Security: Tests that relate to the overall security of the system like public network exposure, secure system configuration, patching, passwords, IAM, etc.
- Architecture: Relates to security posture of the overall design and setup of the environment.
- Support: Relates to how the security posture effects short-term supportability of the environment.
- Maintenance: Relates to how the security posture impacts long-term maintenance costs.
Cost: Tests that relate to the overall cost-effectiveness system like reserved instance usage, proper instance sizing, any sort of unused, paid capacity, etc.
- Architecture: Relates to the relative cost-effectivness of the overall design and setup of the environment.
- Support: Relates to the relative cost-effectivness of the short-term supportability of the environment.
- Maintenance: Relates to the relative cost-effectiveness of long-term maintenance costs.
Delivery: Tests that relate to the overall delivery the system/end product like uptime, response times, SLAs, maximum concurrent sessions, etc.
- Architecture: Relates to the robustness/stability of the overall design and setup of the environment.
- Support: Relates to the robustness/stability of the environment and its impact on short-term supportability/management of the environment.
- Maintenance: Relates to the robustness/stability of the environment and its impact on long-term maintenance costs.
Say we have a test which ensures our MySQL security patches are up-to-date.

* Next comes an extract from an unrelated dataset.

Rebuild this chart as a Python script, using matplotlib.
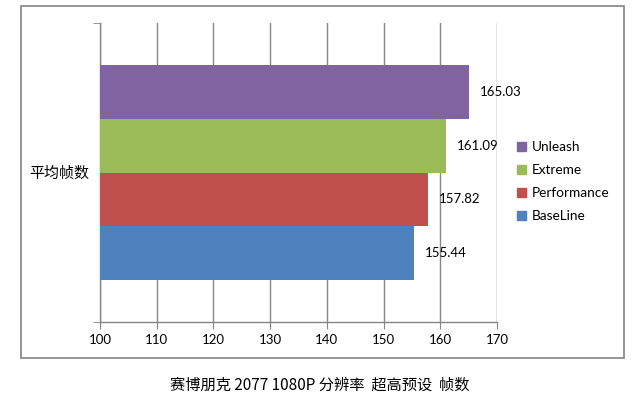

These could be the example weightings.
We generally try to avoid “double counting” on test weightings (i.e. one could argue that security patching also has an impact on delivery and/or cost, but it is primarily a security issue) unless the issue is so severe that it warrants doing so to raise it to the top of our list. Likewise, when the impact is spread evenly across sub-categories, we try to just split the weight evenly between them.
As a rule of thumb, a highly impactful test will have a total score total of 2.5+. A test of average importance will be weighted in the 1.5 - 2.5 range. A test of low imporance will range between 0.5 - 1.5 in weighting.